‘Mary’ a Case History:
Small Mississauga Bankruptcy – Big Relief
Some of the case histories we present in these blogs are about people who are hundreds of thousands of dollars in debt. However, many of the people who file for bankruptcy owe much less. One such person was “Mary” (not her real name).
Mary lived in Mississauga, was in her late 30s and receiving monthly ODSP (Ontario Disability Support Program) payments of $1445 when she first came to David Sklar & Associates. In addition to paying for rent, food and the basics of life – she was trying to pay off two credit cards that she owed $15,000 on.
Despite her best efforts, she could not make the minimum payments and eventually her credit card debts were sent to collection agents. The aggressive nature of these collection agents, and their flat refusal to accept anything other than full payment, put unbearable stress on Mary.
During Mary’s first meeting at David Sklar & Associates, she spoke with Richard Sklar, Estate Administrator – who discussed her options, and gave her the first ray of hope she had had in years. He explained to her that she could file for a Consumer Proposal or she could file for Bankruptcy. No matter which of those two options she choose, the collection agents would have to stop contacting her once the process was filed.
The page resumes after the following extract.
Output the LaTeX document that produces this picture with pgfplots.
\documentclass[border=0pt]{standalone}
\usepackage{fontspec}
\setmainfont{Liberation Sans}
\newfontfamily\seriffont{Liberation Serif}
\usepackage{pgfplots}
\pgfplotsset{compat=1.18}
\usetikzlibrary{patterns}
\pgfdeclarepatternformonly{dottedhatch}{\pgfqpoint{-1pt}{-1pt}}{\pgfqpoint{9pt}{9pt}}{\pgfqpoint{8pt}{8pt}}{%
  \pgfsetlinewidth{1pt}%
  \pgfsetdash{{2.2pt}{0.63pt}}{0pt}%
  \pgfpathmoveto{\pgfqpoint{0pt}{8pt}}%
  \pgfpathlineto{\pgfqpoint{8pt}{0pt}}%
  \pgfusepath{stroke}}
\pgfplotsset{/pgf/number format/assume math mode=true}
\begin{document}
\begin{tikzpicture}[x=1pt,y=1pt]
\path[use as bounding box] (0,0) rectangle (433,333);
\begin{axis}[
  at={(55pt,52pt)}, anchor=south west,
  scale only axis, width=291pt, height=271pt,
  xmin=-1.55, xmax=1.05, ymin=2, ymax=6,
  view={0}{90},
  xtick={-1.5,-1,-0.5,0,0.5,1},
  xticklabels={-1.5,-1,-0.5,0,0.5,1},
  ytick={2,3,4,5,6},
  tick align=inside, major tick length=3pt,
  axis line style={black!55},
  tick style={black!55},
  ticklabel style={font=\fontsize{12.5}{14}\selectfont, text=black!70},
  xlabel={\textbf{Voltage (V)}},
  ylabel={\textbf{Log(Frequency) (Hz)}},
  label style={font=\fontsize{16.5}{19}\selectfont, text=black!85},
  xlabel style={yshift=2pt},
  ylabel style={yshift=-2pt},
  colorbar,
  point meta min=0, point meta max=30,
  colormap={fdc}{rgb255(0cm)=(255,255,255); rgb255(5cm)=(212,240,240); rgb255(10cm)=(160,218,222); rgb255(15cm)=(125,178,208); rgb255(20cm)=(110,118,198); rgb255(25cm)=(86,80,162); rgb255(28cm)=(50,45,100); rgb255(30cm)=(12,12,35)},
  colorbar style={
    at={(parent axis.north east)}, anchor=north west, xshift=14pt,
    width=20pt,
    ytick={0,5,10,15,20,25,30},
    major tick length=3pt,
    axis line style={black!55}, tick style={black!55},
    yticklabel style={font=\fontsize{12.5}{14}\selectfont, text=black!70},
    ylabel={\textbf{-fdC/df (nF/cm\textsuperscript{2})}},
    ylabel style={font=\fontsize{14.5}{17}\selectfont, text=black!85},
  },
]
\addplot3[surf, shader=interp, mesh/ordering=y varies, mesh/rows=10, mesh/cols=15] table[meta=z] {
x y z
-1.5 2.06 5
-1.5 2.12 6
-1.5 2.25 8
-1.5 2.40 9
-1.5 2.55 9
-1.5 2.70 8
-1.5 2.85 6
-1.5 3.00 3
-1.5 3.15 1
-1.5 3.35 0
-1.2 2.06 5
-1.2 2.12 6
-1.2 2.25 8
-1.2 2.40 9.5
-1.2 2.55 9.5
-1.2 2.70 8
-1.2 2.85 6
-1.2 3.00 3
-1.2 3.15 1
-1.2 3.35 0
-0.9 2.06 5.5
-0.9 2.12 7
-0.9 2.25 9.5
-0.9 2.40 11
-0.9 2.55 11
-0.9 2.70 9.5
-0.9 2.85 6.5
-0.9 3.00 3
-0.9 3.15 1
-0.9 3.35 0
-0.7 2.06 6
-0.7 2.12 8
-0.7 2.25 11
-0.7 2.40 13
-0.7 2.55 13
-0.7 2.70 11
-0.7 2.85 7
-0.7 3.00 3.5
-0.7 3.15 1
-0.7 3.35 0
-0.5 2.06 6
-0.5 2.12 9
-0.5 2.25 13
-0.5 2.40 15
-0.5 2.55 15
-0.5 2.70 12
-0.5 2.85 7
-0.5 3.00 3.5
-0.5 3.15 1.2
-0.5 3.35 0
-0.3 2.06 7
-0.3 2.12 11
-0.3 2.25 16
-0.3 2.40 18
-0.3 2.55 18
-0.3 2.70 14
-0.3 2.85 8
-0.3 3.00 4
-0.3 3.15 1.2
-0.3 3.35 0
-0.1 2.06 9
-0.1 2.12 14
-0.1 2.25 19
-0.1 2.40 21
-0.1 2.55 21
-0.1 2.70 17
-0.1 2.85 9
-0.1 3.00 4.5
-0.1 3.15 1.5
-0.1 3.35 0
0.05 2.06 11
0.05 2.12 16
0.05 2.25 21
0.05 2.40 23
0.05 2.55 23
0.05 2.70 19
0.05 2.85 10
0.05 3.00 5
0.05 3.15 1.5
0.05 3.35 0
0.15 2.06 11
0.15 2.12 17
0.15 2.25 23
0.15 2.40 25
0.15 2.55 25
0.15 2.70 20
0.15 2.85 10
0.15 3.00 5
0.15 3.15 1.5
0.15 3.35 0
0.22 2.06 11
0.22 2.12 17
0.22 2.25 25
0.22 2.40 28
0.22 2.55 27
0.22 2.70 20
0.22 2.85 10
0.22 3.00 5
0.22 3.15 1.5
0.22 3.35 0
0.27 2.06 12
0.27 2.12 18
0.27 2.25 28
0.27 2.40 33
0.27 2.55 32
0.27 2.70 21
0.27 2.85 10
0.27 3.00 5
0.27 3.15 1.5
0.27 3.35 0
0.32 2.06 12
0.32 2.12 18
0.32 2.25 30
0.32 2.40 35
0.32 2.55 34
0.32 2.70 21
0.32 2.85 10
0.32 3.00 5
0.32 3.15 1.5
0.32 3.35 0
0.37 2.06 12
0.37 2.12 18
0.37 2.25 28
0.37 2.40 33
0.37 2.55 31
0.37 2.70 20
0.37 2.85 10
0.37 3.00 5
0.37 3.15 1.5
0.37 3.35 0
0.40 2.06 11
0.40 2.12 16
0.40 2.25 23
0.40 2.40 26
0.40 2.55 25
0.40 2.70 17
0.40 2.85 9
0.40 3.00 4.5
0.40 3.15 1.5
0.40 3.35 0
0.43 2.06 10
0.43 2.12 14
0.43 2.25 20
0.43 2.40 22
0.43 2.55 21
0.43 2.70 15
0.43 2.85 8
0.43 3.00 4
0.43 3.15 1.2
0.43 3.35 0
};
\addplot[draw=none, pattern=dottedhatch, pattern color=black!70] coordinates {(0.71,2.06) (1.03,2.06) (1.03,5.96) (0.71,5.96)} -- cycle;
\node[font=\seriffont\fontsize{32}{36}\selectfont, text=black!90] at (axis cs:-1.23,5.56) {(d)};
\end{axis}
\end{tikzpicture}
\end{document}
Mary’s reaction was relief, she had been trying for so long to deal with her situation without any hope, and now she could see the possibility of a better life.
After reviewing her finances with Richard, Mary decided to file for Bankruptcy, as she did not have enough income to be able to commit to a Consumer Proposal. Although a Bankruptcy would be on her credit history for seven years after she was discharged, Mary felt her credit rating was already so poor, it would not make much of a difference.
Mary was pleased to learn that because she did not have surplus income and it was her first Bankruptcy, her Bankruptcy would only last for nine months, and she would not be required to pay more than the base monthly fees.
During her discussions with Richard, she learned that once she was discharged, there were things she could do to rebuild her credit rating.
Now confident of a brighter financial future, Mary’s ‘small’ bankruptcy gave her the life-affirming relief she so desperately needed.
To protect our client’s privacy, aspects of this case study have been altered.